(Source code of charts)
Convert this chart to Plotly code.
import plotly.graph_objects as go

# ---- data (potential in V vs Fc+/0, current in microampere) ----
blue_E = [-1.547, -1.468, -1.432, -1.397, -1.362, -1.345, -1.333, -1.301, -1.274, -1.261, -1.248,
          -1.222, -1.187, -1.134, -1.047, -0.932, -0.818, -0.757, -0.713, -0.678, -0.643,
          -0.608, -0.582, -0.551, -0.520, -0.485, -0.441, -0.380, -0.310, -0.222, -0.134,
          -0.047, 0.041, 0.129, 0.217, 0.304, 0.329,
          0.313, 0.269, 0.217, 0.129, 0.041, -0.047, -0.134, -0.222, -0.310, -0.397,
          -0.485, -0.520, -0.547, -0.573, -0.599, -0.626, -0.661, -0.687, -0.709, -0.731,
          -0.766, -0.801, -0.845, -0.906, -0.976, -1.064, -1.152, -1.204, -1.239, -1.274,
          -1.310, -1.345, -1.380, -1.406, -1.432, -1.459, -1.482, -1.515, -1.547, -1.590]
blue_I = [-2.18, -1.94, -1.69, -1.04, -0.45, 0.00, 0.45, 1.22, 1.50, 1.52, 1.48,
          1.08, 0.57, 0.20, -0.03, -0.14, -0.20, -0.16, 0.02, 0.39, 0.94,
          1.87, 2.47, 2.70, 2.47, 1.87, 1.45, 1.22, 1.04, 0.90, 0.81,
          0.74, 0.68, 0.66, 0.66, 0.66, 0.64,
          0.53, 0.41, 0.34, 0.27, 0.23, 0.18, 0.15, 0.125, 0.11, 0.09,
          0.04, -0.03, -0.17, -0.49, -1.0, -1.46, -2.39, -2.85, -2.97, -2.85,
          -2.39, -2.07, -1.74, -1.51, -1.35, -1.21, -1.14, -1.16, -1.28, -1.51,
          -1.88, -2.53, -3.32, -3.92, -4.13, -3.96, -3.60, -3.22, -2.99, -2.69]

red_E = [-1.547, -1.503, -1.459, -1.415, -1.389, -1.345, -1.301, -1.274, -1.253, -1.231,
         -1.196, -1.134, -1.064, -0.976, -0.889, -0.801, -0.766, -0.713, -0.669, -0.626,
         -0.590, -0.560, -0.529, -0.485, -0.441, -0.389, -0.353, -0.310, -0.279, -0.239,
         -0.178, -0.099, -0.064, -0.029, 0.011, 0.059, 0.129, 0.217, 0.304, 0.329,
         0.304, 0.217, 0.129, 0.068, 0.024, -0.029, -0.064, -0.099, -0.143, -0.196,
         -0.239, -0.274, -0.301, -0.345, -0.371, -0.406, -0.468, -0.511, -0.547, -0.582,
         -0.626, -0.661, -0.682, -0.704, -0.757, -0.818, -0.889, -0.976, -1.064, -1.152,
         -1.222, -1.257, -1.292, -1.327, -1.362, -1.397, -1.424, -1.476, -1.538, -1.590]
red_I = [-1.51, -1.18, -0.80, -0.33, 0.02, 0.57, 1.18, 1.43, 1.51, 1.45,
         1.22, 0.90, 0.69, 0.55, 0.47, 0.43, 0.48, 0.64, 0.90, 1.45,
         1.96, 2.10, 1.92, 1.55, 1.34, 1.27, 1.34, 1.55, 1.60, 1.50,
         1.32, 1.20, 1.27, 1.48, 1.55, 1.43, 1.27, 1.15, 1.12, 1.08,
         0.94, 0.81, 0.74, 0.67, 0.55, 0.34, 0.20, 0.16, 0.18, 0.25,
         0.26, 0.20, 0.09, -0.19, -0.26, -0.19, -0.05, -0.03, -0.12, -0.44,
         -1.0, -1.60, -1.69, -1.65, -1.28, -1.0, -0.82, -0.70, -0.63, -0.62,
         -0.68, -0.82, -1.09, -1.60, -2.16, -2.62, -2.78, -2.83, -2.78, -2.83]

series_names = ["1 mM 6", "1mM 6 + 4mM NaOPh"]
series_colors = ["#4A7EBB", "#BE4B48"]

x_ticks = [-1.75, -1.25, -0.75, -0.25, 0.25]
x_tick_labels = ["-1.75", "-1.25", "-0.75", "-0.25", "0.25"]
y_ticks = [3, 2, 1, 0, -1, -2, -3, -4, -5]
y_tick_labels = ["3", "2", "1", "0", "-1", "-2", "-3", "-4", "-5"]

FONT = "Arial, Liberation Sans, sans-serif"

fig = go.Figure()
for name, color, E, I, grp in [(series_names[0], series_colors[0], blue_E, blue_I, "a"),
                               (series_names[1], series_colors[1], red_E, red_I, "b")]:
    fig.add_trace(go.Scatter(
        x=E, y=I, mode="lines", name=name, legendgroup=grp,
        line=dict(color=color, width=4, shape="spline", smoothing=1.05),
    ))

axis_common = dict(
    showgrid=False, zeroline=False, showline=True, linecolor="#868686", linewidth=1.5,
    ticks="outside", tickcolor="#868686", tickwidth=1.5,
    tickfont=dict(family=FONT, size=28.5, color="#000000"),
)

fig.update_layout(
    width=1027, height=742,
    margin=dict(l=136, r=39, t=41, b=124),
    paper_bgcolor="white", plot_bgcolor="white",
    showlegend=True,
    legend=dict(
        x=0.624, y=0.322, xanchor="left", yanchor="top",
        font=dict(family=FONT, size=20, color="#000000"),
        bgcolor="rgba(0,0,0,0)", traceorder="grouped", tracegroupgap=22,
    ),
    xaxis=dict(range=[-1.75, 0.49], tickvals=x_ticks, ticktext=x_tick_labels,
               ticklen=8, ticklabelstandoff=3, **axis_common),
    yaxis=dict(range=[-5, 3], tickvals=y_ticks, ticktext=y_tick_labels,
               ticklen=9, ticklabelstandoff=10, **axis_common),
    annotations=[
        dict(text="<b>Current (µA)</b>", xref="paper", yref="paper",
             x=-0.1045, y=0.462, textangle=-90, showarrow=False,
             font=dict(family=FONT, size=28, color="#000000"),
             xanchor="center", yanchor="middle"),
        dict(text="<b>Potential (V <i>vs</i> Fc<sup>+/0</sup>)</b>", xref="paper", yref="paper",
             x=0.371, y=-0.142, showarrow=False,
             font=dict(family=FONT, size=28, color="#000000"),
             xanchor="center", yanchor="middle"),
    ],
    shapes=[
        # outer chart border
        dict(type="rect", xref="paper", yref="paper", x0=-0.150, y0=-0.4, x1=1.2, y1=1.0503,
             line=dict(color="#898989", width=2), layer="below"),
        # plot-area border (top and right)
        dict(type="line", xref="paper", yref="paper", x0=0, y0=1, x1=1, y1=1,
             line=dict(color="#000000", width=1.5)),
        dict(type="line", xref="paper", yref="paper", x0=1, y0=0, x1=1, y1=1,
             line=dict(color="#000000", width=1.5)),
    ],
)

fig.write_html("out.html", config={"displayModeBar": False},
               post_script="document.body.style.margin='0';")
* * *
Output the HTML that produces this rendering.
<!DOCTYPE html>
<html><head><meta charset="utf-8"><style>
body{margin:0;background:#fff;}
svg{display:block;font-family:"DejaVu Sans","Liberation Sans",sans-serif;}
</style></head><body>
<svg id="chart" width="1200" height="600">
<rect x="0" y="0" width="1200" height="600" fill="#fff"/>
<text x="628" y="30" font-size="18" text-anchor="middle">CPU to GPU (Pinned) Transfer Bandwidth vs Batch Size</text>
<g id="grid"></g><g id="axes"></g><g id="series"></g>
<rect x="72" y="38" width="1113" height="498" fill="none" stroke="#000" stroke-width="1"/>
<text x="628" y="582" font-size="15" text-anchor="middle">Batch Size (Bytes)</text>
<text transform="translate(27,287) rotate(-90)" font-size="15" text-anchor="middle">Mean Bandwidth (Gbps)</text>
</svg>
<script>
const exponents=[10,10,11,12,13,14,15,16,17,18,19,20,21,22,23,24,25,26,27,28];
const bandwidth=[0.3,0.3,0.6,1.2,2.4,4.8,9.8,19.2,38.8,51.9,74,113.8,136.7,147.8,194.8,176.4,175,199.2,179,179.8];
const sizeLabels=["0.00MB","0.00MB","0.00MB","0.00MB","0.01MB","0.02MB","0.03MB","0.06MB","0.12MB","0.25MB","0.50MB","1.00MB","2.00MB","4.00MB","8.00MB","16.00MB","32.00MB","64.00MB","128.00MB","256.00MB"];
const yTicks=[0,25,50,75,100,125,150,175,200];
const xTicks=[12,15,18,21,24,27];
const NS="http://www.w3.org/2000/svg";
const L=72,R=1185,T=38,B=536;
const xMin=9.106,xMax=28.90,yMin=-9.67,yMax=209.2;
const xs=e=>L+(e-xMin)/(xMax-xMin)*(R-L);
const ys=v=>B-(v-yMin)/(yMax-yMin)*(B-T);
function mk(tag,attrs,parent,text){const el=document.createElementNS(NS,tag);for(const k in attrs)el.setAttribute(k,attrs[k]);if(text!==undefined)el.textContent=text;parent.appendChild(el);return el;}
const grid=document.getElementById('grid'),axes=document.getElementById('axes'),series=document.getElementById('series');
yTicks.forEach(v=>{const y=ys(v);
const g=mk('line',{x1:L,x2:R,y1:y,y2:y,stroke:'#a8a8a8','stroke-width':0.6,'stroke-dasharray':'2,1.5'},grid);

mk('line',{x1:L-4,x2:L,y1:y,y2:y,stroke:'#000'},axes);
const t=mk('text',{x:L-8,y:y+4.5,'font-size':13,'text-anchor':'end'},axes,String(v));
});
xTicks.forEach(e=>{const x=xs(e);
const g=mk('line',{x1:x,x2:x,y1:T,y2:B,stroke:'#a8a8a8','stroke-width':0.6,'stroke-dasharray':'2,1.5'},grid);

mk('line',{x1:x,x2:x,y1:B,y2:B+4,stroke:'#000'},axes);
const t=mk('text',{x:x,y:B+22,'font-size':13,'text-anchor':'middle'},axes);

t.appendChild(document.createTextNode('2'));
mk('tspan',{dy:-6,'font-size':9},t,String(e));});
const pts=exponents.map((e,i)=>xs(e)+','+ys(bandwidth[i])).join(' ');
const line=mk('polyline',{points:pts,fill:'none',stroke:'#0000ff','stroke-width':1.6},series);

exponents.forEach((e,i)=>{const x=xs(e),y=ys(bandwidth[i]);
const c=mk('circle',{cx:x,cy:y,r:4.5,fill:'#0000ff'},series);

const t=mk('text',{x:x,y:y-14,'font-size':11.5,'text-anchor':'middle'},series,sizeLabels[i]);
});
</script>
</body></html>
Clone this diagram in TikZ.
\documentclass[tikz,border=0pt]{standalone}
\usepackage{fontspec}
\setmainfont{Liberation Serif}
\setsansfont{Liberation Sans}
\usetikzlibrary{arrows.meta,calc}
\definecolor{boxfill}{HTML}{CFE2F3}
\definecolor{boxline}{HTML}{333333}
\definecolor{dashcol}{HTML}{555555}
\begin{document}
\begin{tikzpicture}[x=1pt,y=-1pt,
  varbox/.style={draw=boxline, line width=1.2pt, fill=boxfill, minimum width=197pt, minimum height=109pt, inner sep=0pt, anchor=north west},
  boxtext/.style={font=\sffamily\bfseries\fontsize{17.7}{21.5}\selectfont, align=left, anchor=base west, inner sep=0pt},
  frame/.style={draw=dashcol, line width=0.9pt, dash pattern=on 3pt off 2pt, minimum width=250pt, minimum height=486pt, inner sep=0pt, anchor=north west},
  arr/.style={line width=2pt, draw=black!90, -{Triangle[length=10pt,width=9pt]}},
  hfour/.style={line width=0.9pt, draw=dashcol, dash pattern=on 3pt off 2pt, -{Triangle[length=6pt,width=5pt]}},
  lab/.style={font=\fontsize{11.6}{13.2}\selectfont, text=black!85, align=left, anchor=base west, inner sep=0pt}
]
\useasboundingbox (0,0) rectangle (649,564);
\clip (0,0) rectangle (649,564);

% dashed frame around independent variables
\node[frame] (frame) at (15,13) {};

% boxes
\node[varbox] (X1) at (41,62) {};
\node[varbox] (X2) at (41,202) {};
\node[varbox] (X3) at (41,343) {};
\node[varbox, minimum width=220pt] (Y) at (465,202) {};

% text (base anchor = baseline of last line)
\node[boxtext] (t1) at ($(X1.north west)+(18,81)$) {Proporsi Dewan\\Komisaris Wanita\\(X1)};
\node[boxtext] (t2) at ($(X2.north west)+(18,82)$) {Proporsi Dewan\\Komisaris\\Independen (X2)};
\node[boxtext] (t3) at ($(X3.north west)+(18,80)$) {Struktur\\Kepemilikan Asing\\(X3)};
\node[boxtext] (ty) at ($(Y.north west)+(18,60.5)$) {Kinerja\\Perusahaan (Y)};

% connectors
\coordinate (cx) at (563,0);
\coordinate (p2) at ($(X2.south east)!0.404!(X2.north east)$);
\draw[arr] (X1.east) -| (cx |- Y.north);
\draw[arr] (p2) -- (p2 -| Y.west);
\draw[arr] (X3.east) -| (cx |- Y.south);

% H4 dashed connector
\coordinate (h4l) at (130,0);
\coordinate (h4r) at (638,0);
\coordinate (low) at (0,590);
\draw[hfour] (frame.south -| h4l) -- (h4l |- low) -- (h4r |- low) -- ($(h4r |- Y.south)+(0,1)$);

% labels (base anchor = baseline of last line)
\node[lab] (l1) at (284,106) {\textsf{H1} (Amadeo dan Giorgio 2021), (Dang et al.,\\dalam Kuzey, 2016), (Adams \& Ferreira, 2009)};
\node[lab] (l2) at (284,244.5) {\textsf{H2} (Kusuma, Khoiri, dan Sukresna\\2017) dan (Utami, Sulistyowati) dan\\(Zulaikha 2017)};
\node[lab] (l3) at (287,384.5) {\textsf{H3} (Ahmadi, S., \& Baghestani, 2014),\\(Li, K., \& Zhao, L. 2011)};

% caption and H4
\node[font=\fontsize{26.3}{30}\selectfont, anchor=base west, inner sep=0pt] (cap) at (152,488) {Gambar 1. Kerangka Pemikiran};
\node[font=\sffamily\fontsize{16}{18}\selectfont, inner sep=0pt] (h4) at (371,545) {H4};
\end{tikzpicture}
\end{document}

REQUEST:
Extract, word for word, the line containing "Convert this chart to Plotly code.", the line containing "import plotly.graph_objects as go", and every line between them.

RESULT BELOW:
Convert this chart to Plotly code.
import plotly.graph_objects as go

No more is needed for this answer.